= The Honeycombs (Oregon) =

Rock formations in Oregon, U.S.

The Honeycombs is a canyon containing a series of rock formations located on the eastern shore of Owyhee Lake in Malheur County, Oregon, north of Leslie Gulch and about 31 miles south of Vale, Oregon. The area is administered by the Bureau of Land Management, though a nearby campground on Bensley Flat is on Bureau of Reclamation land.

== Geology ==
The rock formations include pillars of volcanic basalt, lava domes made of rhyolite, volcanic ash beds, and exposed layers of sedimentary rock, including sandstone and shale. The most famous rock formations in the area are the tuff pillars, which have tafoni weathering patterns. These rock formations were produced by lava flows from a deep mantle plume during the Miocene.

==Research Natural Area==
The 6143 ha Honeycombs Research Natural Area, established in 1985, is located around the Honeycombs.

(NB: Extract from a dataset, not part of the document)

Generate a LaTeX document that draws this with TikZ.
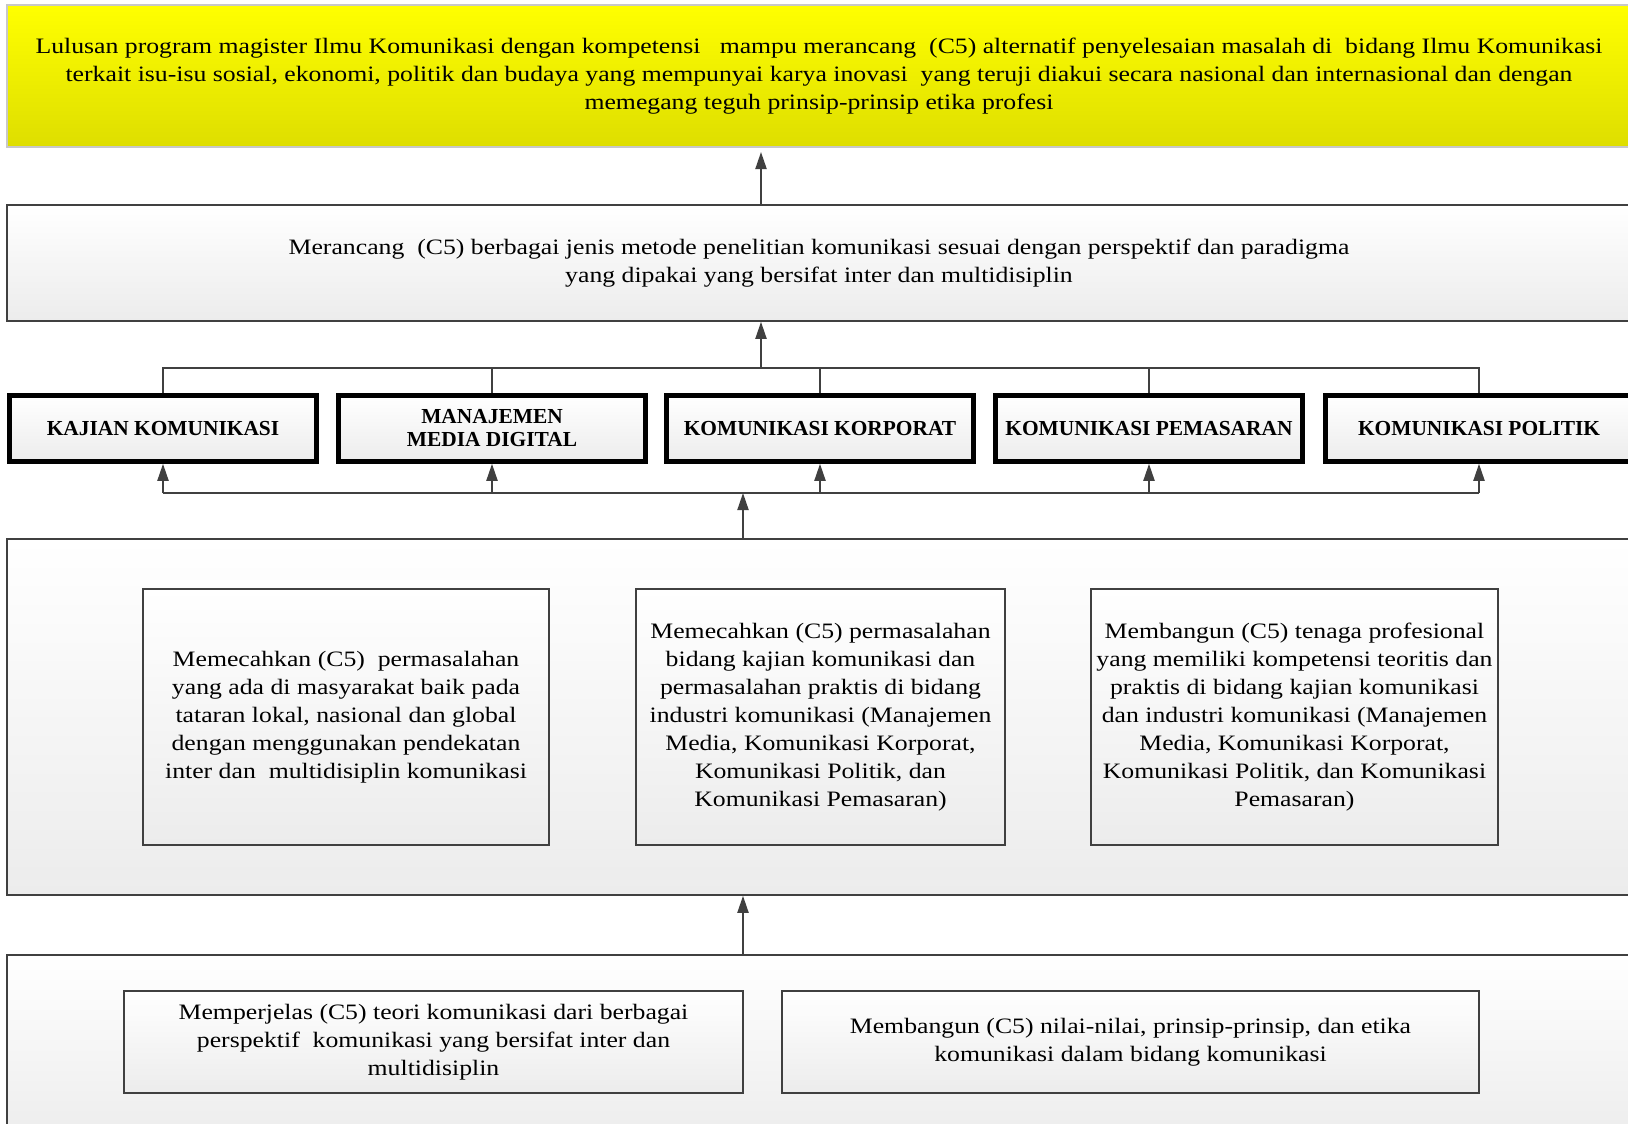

Its elevation ranges from 975 to 1310 m. The main plant community is sagebrush and bunchgrass. The area was established to protect Wyoming big sagebrush (Artemisia tridentata) and needle-and-thread grass (Hesperostipa comata). Other flora of the area include shadscale (Atriplex confertifolia), greasewood (Sarcobatus), sterile milkvetch (Astragalus sterilis), grimy ivesia (Ivesia rhypara var. rhypara), Ertter's senecio (Senecio ertterae), and Owyhee clover (Trifolium owyheense). Fauna of the area include a herd of bighorn sheep, and the wild horses of the Three Fingers Wild Horse Herd Management Area, which overlaps with the Honeycombs area.

==Access==
The Honeycombs are accessible by boat from Owyhee Lake. A 4WD road leads to the northeast of them along Juniper Ridge, and further access is by foot following a mustang trail along the ridge to the head of the canyon.